Customer-specific extensions
Some customers have unique fields that don't apply to others. Three patterns:
Pattern 1: Customer-namespaced JSONB
Put it in a sidecar JSONB column, namespace by customer:
-- One sidecar column per entity, key by customer
ALTER TABLE agreements ADD COLUMN customer_extensions JSONB;
UPDATE agreements
SET customer_extensions = jsonb_set(COALESCE(customer_extensions, '{}'),
'{acme_corp,vendor_program_tier}', '"gold"'::jsonb)

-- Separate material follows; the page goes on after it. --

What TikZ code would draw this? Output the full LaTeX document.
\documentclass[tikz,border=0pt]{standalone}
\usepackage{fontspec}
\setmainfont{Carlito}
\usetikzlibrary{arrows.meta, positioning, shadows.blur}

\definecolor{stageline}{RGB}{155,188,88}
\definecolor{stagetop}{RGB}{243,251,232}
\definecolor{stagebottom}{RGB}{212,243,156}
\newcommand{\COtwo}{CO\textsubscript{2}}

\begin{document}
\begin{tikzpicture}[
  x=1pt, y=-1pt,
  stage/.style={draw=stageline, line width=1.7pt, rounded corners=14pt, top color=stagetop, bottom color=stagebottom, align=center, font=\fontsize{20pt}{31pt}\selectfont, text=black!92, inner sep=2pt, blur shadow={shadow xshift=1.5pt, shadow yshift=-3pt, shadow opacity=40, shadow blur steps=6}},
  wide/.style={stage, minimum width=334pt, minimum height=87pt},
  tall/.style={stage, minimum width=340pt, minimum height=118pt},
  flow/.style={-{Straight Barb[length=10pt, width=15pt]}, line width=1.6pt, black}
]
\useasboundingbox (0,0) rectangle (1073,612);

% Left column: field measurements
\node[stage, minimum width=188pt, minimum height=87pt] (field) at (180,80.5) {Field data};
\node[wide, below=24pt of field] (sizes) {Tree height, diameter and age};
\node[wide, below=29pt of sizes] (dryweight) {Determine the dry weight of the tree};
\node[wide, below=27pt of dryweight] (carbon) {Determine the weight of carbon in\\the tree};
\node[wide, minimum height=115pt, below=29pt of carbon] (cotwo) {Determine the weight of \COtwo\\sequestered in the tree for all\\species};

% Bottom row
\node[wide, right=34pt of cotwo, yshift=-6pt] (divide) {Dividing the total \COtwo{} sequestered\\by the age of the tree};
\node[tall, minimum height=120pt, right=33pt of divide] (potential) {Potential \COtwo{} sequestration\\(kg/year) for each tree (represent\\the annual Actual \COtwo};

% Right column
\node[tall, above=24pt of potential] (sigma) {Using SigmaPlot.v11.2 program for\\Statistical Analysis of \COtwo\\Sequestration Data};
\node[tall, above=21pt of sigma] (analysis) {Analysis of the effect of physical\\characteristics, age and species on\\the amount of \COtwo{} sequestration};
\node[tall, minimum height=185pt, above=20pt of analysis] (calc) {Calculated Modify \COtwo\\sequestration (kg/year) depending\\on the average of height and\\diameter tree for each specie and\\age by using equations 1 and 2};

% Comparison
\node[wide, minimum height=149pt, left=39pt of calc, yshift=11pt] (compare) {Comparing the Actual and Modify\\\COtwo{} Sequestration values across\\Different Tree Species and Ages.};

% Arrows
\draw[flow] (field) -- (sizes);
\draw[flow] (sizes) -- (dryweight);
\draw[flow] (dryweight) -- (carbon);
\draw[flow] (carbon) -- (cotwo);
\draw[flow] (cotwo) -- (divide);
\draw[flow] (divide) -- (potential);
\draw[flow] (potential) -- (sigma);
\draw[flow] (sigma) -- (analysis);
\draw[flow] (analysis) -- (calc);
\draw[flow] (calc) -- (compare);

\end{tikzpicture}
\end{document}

WHERE agreement_id = 'agr_acme_x';
Pattern 2: Per-customer extension table
For customers with many unique fields, a separate table:
CREATE TABLE acme_agreement_extensions (
agreement_id TEXT PRIMARY KEY REFERENCES agreements,
vendor_program_tier TEXT,
internal_owner TEXT,
contract_review_status TEXT
);
Heavier-weight but cleaner queries. Useful when the customer's data team will be writing dashboards on top.
Pattern 3: Generic key-value table
Most flexible; weakest performance:
CREATE TABLE entity_attributes (
entity_type TEXT NOT NULL,
entity_id TEXT NOT NULL,
customer_id TEXT NOT NULL,
attr_key TEXT NOT NULL,
attr_value JSONB,
PRIMARY KEY (entity_type, entity_id, customer_id, attr_key)
);
Rarely the right call. Use pattern 1 or 2 first.
Migration cadence
Operating recommendations:
- Migrations ship in their own deploy, separate from code changes that use them. Reduces blast radius if a migration fails.
- Reversible migrations — every migration has an "down" path. Some teams enforce this in CI.
- Per-customer migrations for multi-tenant. If a migration is non-trivial, roll it customer-by-customer. Big customers' freezes will force this anyway.
- dbt model rebuilds happen automatically when source schema changes; tests catch regressions before they hit customer-facing dashboards.
- Drop columns slowly. The typical lifecycle is: add → backfill → migrate readers → wait at least one release cycle → drop. Resist the urge to drop in the same release as the rename.
Before every migration deploy, write the rollback. Run the rollback against a copy of production data. Verify it works. The hour spent doing this saves the painful afternoon when the migration is in production and the rollback turns out to be broken.